STATED PROBLEM:
Identify the lines that contain the string "matplotlib" and copy all of them.

───── COLLECTED DATA ─────

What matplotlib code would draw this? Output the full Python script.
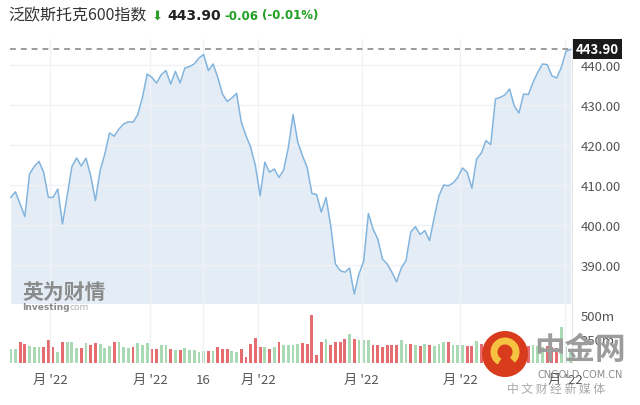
import matplotlib
matplotlib.use("Agg")
import matplotlib.pyplot as plt
from matplotlib.patches import Ellipse, Arc

plt.rcParams['font.family'] = ['Noto Sans CJK SC', 'DejaVu Sans']

# 收盘价（按交易日）
price = [406.9, 408.3, 405.25, 402.1, 412.75, 414.6, 415.9, 413.2, 406.9, 406.9,
         409.0, 400.25, 407.3, 414.6, 416.75, 414.75, 416.7, 412.3, 406.1, 413.6,
         417.75, 423.0, 422.2, 424.0, 425.25, 425.8, 425.7, 427.6, 431.9, 437.75,
         436.9, 435.5, 437.6, 438.6, 435.25, 438.4, 435.5, 439.25, 439.6, 440.25,
         441.75, 442.6, 438.6, 440.25, 436.9, 432.75, 430.9, 431.75, 432.9, 425.7,
         422.3, 419.4, 414.8, 407.3, 415.7, 413.2, 414.0, 411.9, 413.75, 419.4,
         427.6, 420.7, 417.3, 414.4, 407.9, 407.6, 403.2, 406.9, 399.8, 390.25,
         388.6, 388.2, 389.25, 382.75, 387.75, 390.9, 402.9, 399.0, 396.5, 391.5,
         390.25, 388.2, 385.8, 389.25, 391.1, 398.2, 399.6, 397.6, 398.6, 396.1,
         401.9, 407.3, 410.0, 409.8, 410.5, 411.9, 414.25, 413.2, 409.2, 416.5,
         418.0, 421.1, 420.1, 431.5, 431.9, 432.5, 434.0, 429.8, 428.0, 432.75,
         432.6, 435.7, 438.2, 440.25, 440.1, 437.3, 436.75, 439.4, 443.4, 443.9]

# 成交量（百万）
volume = [149, 149, 222, 194, 181, 170, 163, 170, 236, 170,
          118, 222, 219, 219, 160, 153, 208, 188, 208, 194,
          160, 181, 222, 222, 167, 160, 163, 208, 191, 208,
          142, 149, 191, 191, 149, 132, 139, 160, 139, 139,
          118, 128, 128, 128, 163, 149, 149, 128, 118, 149,
          66, 201, 257, 163, 170, 149, 163, 222, 191, 188,
          191, 194, 212, 201, 500, 80, 222, 247, 191, 222,
          222, 247, 299, 247, 243, 240, 240, 184, 191, 170,
          184, 184, 184, 236, 201, 201, 191, 177, 194, 184,
          177, 201, 222, 222, 191, 188, 184, 181, 181, 226,
          201, 212, 200, 240, 210, 190, 200, 210, 230, 200,
          180, 190, 180, 170, 180, 170, 160, 375, 180, 150]

# 涨跌方向 g=涨 r=跌
vol_dir = list("ggrrgggrrr" "grgggrgrrg" "ggrgggrggg" "rrggrgrggg"
               "ggrgrrrggr" "rrrrgrgrgg" "ggrrrrrgrr" "rrgrgggrrr"
               "rrrggrgrgr" "gggrgggrrg" "rgrggggrrg" "rgggrrrggg")

last_price = 443.90
price_ticks = [390, 400, 410, 420, 430, 440]
vol_ticks = [250, 500]
vol_tick_labels = ["250m", "500m"]
x_tick_pos = [8.35, 29.6, 40.9, 52.6, 74.6, 95.5, 117.8]
x_tick_labels = ["月 '22", "月 '22", "16", "月 '22", "月 '22", "月 '22", "月 '22"]

W, H = 640, 406
fig = plt.figure(figsize=(6.4, 4.06), dpi=100)

ax = fig.add_axes([10 / W, 1 - 305 / H, 562 / W, 265 / H])
axv = fig.add_axes([10 / W, 1 - 364 / H, 562 / W, 59 / H], sharex=ax)

x = list(range(len(price)))
y_min, y_max = 380.25, 446.5

# 价格走势
ax.fill_between(x, price, y_min, color="#e4edf5", lw=0)
ax.plot(x, price, color="#82b4de", lw=1.1)
ax.axhline(last_price, color="#8a8a8a", lw=1.2, ls=(0, (3.5, 3)))
ax.set_ylim(y_min, y_max)
ax.set_xlim(-0.15, 119.27)
ax.set_yticks(price_ticks)
ax.set_yticklabels([f"{v:.2f}" for v in price_ticks])
ax.yaxis.tick_right()
ax.tick_params(axis="y", length=0, pad=6, labelsize=9.5, labelcolor="#555555")
ax.tick_params(axis="x", length=0, labelbottom=False)
ax.set_xticks(x_tick_pos)
ax.grid(True, color="#f0f2f5", lw=1)
for s in ["top", "left"]:
    ax.spines[s].set_visible(False)
ax.spines["bottom"].set_color("#d5dde6")
ax.spines["right"].set_color("#e6e6e6")

ax.annotate(f"{last_price:.2f}", xy=(1, last_price), xycoords=("axes fraction", "data"),
            xytext=(2.5, 0), textcoords="offset points", va="center", ha="left",
            color="white", fontsize=9.5, fontweight="bold",
            bbox=dict(boxstyle="square,pad=0.22", fc="#1b1b1b", ec="none"))

# 成交量
bar_colors = ["#a9dab3" if d == "g" else "#e56d6f" for d in vol_dir]
axv.bar(x, volume, width=0.6, color=bar_colors)
axv.set_ylim(0, 615)
axv.set_yticks(vol_ticks)
axv.set_yticklabels(vol_tick_labels)
axv.yaxis.tick_right()
axv.tick_params(axis="y", length=0, pad=6, labelsize=9.5, labelcolor="#555555")
axv.set_xticks(x_tick_pos)
axv.set_xticklabels(x_tick_labels)
axv.tick_params(axis="x", length=0, pad=7, labelsize=9.5, labelcolor="#555555")
axv.grid(True, axis="x", color="#f0f2f5", lw=1)
for s in ["top", "left", "bottom"]:
    axv.spines[s].set_visible(False)
axv.spines["right"].set_color("#e6e6e6")

# 标题行
ty = 1 - 16 / H
fig.text(8 / W, ty, "泛欧斯托克600指数", fontsize=11.5, color="#333333", va="center")
fig.text(152 / W, ty, "⬇", fontsize=9.5, color="#2e9e2e", va="center",
         family=["DejaVu Sans"])
fig.text(167 / W, ty, "443.90", fontsize=10, fontweight="bold", color="#222222",
         va="center", family=["DejaVu Sans"])
fig.text(224 / W, ty, "-0.06", fontsize=8.5, fontweight="bold", color="#22a022",
         va="center", family=["DejaVu Sans"])
fig.text(262 / W, ty, "(-0.01%)", fontsize=8.5, fontweight="bold", color="#22a022",
         va="center", family=["DejaVu Sans"])

# 英为财情水印
fig.text(22 / W, 1 - 292 / H, "英为财情", fontsize=15, fontweight="bold",
         color="#808080", va="center", alpha=0.9)
fig.text(22 / W, 1 - 307 / H, "Investing", fontsize=6.5, fontweight="bold",
         color="#8a8a8a", va="center", family=["DejaVu Sans"])
fig.text(69 / W, 1 - 307 / H, "com", fontsize=6.5, color="#b0b0b0", va="center",
         family=["DejaVu Sans"])

# 中金网水印
cx, cy = 505 / W, 1 - 355 / H
fig.add_artist(Ellipse((cx, cy), 46 / W, 46 / H, transform=fig.transFigure,
                       fc="#d83c1c", ec="none", zorder=5))
fig.add_artist(Arc((cx, cy + 2 / H), 22 / W, 22 / H, theta1=-60, theta2=250,
                   transform=fig.transFigure, color="#f5c242", lw=5, zorder=6))
fig.text(580 / W, 1 - 350 / H, "中金网", fontsize=22, fontweight="bold",
         color="#9c9c9c", ha="center", va="center", zorder=7)
fig.text(580 / W, 1 - 375 / H, "CNGOLD.COM.CN", fontsize=7, color="#8c8c8c",
         ha="center", va="center", zorder=7, family=["DejaVu Sans"])
fig.text(556 / W, 1 - 389 / H, "中 文 财 经 新 媒 体", fontsize=8.5, color="#a8a8a8",
         ha="center", va="center", zorder=7)

fig.savefig("out.png", dpi=100)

─────

COMPLETE OUTPUT:
What matplotlib code would draw this? Output the full Python script.
import matplotlib
matplotlib.use("Agg")
import matplotlib.pyplot as plt
from matplotlib.patches import Ellipse, Arc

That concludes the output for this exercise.